▶ [WORK TO BE COMPLETED]
Reproduce exactly only the lines from the line that holds "Output the Python" to the line that holds "ax.plot(x, watts, color='red', lw=0.75, zorder=3)", inclusive, in the listing below, and please leave out every picture.
======== RECORDS SUPPLIED
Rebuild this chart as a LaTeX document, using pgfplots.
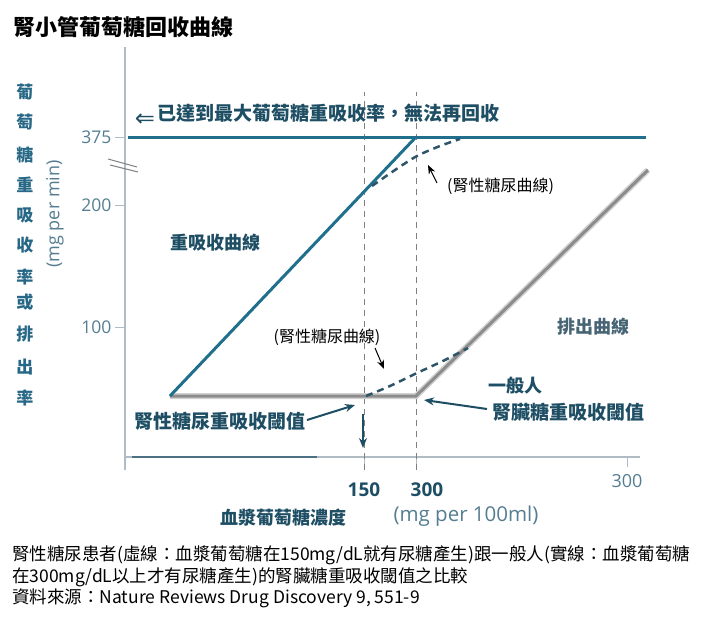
\documentclass[border=0pt]{standalone}
\usepackage{fontspec}
\setmainfont{Noto Sans CJK TC}
\newfontfamily\lat{Open Sans}
\newfontfamily\dejavu{DejaVu Sans}
\usepackage{pgfplots}
\pgfplotsset{compat=1.18}
\usetikzlibrary{arrows.meta}
\newcommand\fs[1]{\fontsize{#1pt}{#1pt}\selectfont}
\definecolor{lineblue}{RGB}{31,111,141}
\definecolor{darkteal}{RGB}{30,78,100}
\definecolor{ytitle}{RGB}{40,104,135}
\definecolor{tickc}{RGB}{85,125,145}
\definecolor{axisc}{RGB}{175,188,198}
\definecolor{greyline}{RGB}{140,140,140}
\definecolor{dashc}{RGB}{45,85,105}
\definecolor{exc}{RGB}{70,100,115}
\begin{document}
\begin{tikzpicture}
\begin{axis}[
  x=1pt, y=1pt,
  xmin=125, xmax=640, ymin=162, ymax=572,
  enlargelimits=false,
  axis lines=left,
  axis line style={-, draw=axisc, line width=1.2pt},
  xtick={364,416}, xticklabels={\textbf{150}\hspace{24pt},\hspace{22pt}\textbf{300}},
  extra x ticks={627}, extra x tick labels={300},
  extra x tick style={xticklabel style={yshift=8pt, text=tickc, font=\lat\fs{18}}},
  ytick={482,414,292}, yticklabels={375,200,100},
  tick align=outside, major tick length=10pt,
  tick style={draw=axisc, line width=1pt},
  xticklabel style={font=\lat\fs{19}, text=darkteal, yshift=-12pt},
  yticklabel style={font=\lat\fs{17.5}, text=tickc},
  clip=false,
]
\path (axis cs:0,0) rectangle (axis cs:712,619);
% dashed guide lines
\addplot[gray, line width=0.8pt, dash pattern=on 6pt off 5pt] coordinates {(364,149) (364,527)};
\addplot[gray, line width=0.8pt, dash pattern=on 6pt off 5pt] coordinates {(416,149) (416,527)};
% axis decorations
\draw[axisc, line width=1.2pt] (axis cs:125,162) -- (axis cs:125,149);
\draw[darkteal!80, line width=1.5pt] (axis cs:132,162) -- (axis cs:317,162);
\draw[gray, line width=1pt] (axis cs:108,460) -- (axis cs:137,452);
\draw[gray, line width=1pt] (axis cs:110,454) -- (axis cs:138,447);
% excretion (grey)
\addplot[gray!35, line width=6pt] coordinates {(170,223) (416,223) (648,449)};
\addplot[greyline, line width=3pt] coordinates {(170,223) (416,223) (648,449)};
% reabsorption (blue)
\addplot[lineblue, line width=3pt] coordinates {(128,482) (646,482)};
\addplot[lineblue, line width=3pt] coordinates {(170,223) (416,482)};
% renal glycosuria dashed curves
\addplot[dashc, line width=2.5pt, dash pattern=on 7pt off 5pt, smooth] coordinates {(372,433) (395,449) (417,463) (440,473) (460,480)};
\addplot[dashc, line width=2.5pt, dash pattern=on 7pt off 5pt, smooth] coordinates {(366,223) (390,233) (417,246) (445,259) (468,271)};
% arrows
\draw[-{Stealth[length=9pt,width=7pt]}, line width=1pt, black] (axis cs:437,436) -- (axis cs:428,454);
\draw[-{Stealth[length=9pt,width=7pt]}, line width=1pt, black] (axis cs:375,271) -- (axis cs:384,250);
\draw[-{Stealth[length=10pt,width=8pt]}, darkteal, line width=2pt] (axis cs:307,199) -- (axis cs:355,214);
\draw[-{Stealth[length=10pt,width=8pt]}, darkteal, line width=2pt] (axis cs:363,205) -- (axis cs:363,171);
\draw[-{Stealth[length=10pt,width=8pt]}, darkteal, line width=2pt] (axis cs:487,210) -- (axis cs:424,219);
% texts
\node[anchor=west, font=\bfseries\fs{22}] at (axis cs:10,592) {腎小管葡萄糖回收曲線};
\node[font=\dejavu\fs{24}, text=darkteal] at (axis cs:145,499) {⇐};
\node[anchor=west, font=\bfseries\fs{19}, text=darkteal, inner sep=0pt] at (axis cs:157,506) {已達到最大葡萄糖重吸收率，無法再回收};
\node[font=\bfseries\fs{18}, text=darkteal] at (axis cs:216,376) {重吸收曲線};
\node[font=\bfseries\fs{18}, text=exc] at (axis cs:593,292) {排出曲線};
\node[font=\bfseries\fs{18}, text=darkteal] at (axis cs:515,233) {一般人};
\node[font=\bfseries\fs{19}, text=darkteal] at (axis cs:568,207) {腎臟糖重吸收閾值};
\node[font=\bfseries\fs{19}, text=darkteal] at (axis cs:220,198) {腎性糖尿重吸收閾值};
\node[anchor=west, font=\fs{16}, inner sep=0pt] at (axis cs:447,433) {(腎性糖尿曲線)};
\node[font=\fs{16}] at (axis cs:327,282) {(腎性糖尿曲線)};
\node[font=\bfseries\fs{18}, text=darkteal] at (axis cs:284,101) {血漿葡萄糖濃度};
\node[font=\lat\fs{20.5}, text=tickc] at (axis cs:466,103) {(mg per 100ml)};
\node[font=\lat\fs{18}, text=tickc, rotate=90] at (axis cs:55,405) {(mg per min)};
\node[font=\bfseries\fs{17}, text=ytitle] at (axis cs:25,527) {葡};
\node[font=\bfseries\fs{17}, text=ytitle] at (axis cs:25,497) {萄};
\node[font=\bfseries\fs{17}, text=ytitle] at (axis cs:25,464) {糖};
\node[font=\bfseries\fs{17}, text=ytitle] at (axis cs:25,434) {重};
\node[font=\bfseries\fs{17}, text=ytitle] at (axis cs:25,404) {吸};
\node[font=\bfseries\fs{17}, text=ytitle] at (axis cs:25,374) {收};
\node[font=\bfseries\fs{17}, text=ytitle] at (axis cs:25,342) {率};
\node[font=\bfseries\fs{17}, text=ytitle] at (axis cs:25,317) {或};
\node[font=\bfseries\fs{17}, text=ytitle] at (axis cs:25,285) {排};
\node[font=\bfseries\fs{17}, text=ytitle] at (axis cs:25,252) {出};
\node[font=\bfseries\fs{17}, text=ytitle] at (axis cs:25,221) {率};
\node[anchor=west, font=\fs{17.5}, inner sep=0pt] at (axis cs:12,64) {腎性糖尿患者(虛線：血漿葡萄糖在150mg/dL就有尿糖產生)跟一般人(實線：血漿葡萄糖};
\node[anchor=west, font=\fs{17.5}, inner sep=0pt] at (axis cs:12,42) {在300mg/dL以上才有尿糖產生)的腎臟糖重吸收閾值之比較};
\node[anchor=west, font=\fs{17.5}, inner sep=0pt] at (axis cs:12,21) {資料來源：Nature Reviews Drug Discovery 9, 551-9};
\end{axis}
\end{tikzpicture}
\end{document}
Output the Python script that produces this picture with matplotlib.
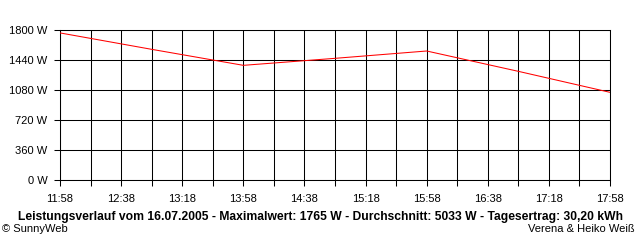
import matplotlib
matplotlib.use('Agg')
import matplotlib.pyplot as plt

# values (hourly)
times = ['11:58', '12:58', '13:58', '14:58', '15:58', '16:58', '17:58']
watts = [1765, 1568, 1376, 1460, 1548, 1304, 1052]

tick_labels = ['11:58', '12:38', '13:18', '13:58', '14:38',
               '15:18', '15:58', '16:38', '17:18', '17:58']
y_ticks = [0, 360, 720, 1080, 1440, 1800]

title = ('Leistungsverlauf vom 16.07.2005 - Maximalwert: 1765 W - '
         'Durchschnitt: 5033 W - Tagesertrag: 30,20 kWh')

plt.rcParams['font.family'] = ['Liberation Sans', 'DejaVu Sans']


def minutes(t):
    h, m = t.split(':')
    return int(h) * 60 + int(m) - (11 * 60 + 58)


x = [minutes(t) for t in times]

fig = plt.figure(figsize=(6.4, 2.4), dpi=100)
ax = fig.add_axes([60 / 640, 60 / 240, 550 / 640, 150 / 240])

# grid every 20 minutes / 360 W
for m in range(0, 361, 20):
    ax.axvline(m, color='black', lw=0.75, zorder=1)
for v in y_ticks:
    ax.axhline(v, color='black', lw=0.75, zorder=1)

ax.plot(x, watts, color='red', lw=0.75, zorder=3)

ax.set_xlim(0, 360)
ax.set_ylim(0, 1800)
ax.set_xticks(range(0, 361, 40))
ax.set_xticklabels(tick_labels)
ax.set_xticks(range(20, 361, 40), minor=True)
ax.set_yticks(y_ticks)
ax.set_yticklabels([f'{v} W' for v in y_ticks])
ax.tick_params(axis='both', which='both', direction='out', length=4,
               width=0.75, labelsize=8, color='black')
ax.tick_params(axis='x', pad=6)
ax.tick_params(axis='y', pad=5)
for s in ax.spines.values():
    s.set_linewidth(0.75)

fig.text(0.5, 1 - 217 / 240, title, ha='center', va='center',
         fontsize=8.75, fontweight='bold')
fig.text(2 / 640, 1 - 229 / 240, '\u00a9 SunnyWeb', ha='left', va='center',
         fontsize=8)
fig.text(635 / 640, 1 - 229 / 240, 'Verena & Heiko Weiß', ha='right',
         va='center', fontsize=8)

fig.savefig('out.png', dpi=100)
================
▶ [TASK RESULT]
Output the Python script that produces this picture with matplotlib.
import matplotlib
matplotlib.use('Agg')
import matplotlib.pyplot as plt

# values (hourly)
times = ['11:58', '12:58', '13:58', '14:58', '15:58', '16:58', '17:58']
watts = [1765, 1568, 1376, 1460, 1548, 1304, 1052]

tick_labels = ['11:58', '12:38', '13:18', '13:58', '14:38',
               '15:18', '15:58', '16:38', '17:18', '17:58']
y_ticks = [0, 360, 720, 1080, 1440, 1800]

title = ('Leistungsverlauf vom 16.07.2005 - Maximalwert: 1765 W - '
         'Durchschnitt: 5033 W - Tagesertrag: 30,20 kWh')

plt.rcParams['font.family'] = ['Liberation Sans', 'DejaVu Sans']


def minutes(t):
    h, m = t.split(':')
    return int(h) * 60 + int(m) - (11 * 60 + 58)


x = [minutes(t) for t in times]

fig = plt.figure(figsize=(6.4, 2.4), dpi=100)
ax = fig.add_axes([60 / 640, 60 / 240, 550 / 640, 150 / 240])

# grid every 20 minutes / 360 W
for m in range(0, 361, 20):
    ax.axvline(m, color='black', lw=0.75, zorder=1)
for v in y_ticks:
    ax.axhline(v, color='black', lw=0.75, zorder=1)

ax.plot(x, watts, color='red', lw=0.75, zorder=3)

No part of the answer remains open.